Dr Carl AndersonĀ is a statistical geneticist interested in using genetic and genomic data to further our understanding of immune-mediated diseases. Carl heads the Genomics of Inflammation and Immunity group at the Sanger Institute. He is also the Institute’s Director Graduate Studies.

Carl has always been fascinated by the ability of human genetic variation to identify the causal biology of disease. He believes that advancing our knoweldge of the genetic underpinnings of complex diseases has the power to revolutionise both our ability to identify effective new drug targets and identify the patients who will benefit most from these drugs. By collaborating with clinicians around the world, Carl’s team combines the analysis of whole genome sequencing with functional genomics data from disease-relevant primary cells to connect disease risk to genetics and cell biology.

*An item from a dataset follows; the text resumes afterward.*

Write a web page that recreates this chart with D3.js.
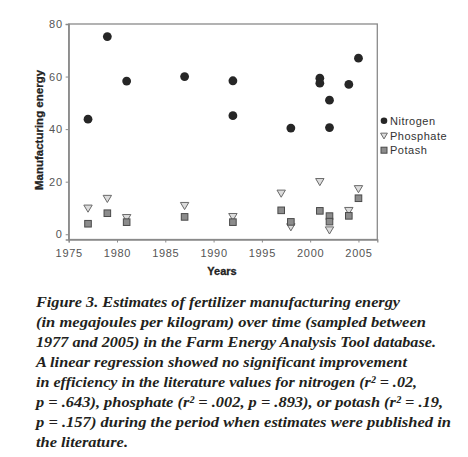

Carl became interested in human disease genetics during his time as a biomedical sciences undergraduate at the University of Sheffield, UK. At that time, he was particularly fascinated by neurodegenerative diseases, and was drawn to genetics as a means of discovering causal disease biology in an organ as mysterious as the brain. After graduating Carl undertook an MSc in Genetic Epidemiology, again at the University of Sheffield, to begin learning about genetic mapping. With his interest in the field then firmly established, Carl moved to the University of Edinburgh in 2003 to undertake a PhD in Quantitative Genetics under the supervision of Peter Visscher. He spent the final two years of his PhD in the Genetic Epidemiology Department at the University of Brisbane folllowing Peter’s move there for a professiorship position. When he was finishing his PhD at the end of 2006, the Wellcome Trust Case Control Consortium (WTCCC) was on the lookout for postdocs to lead aspects of the project. Carl moved to Oxford at the beginning of 2007 to work on the inflammatory bowel disease arm of the WTCCC, boyed by the fact that even linkage analysis managed to map a risk locus for IBD (NOD2).

In 2009, Carl moved to the Sanger Institue to establish his research group on the genomics of inflammation and immunity. His team has used genome-wide association studies to identify over 280 independent risk loci for IBD, primary sclerosing cholangitis and primary biliary cirrhosis. In 2016, Carl and his team opened their own wet lab to enable them to explore the cellular consequences of genetic variants associated with immune-medated disease risk and perform functional screens.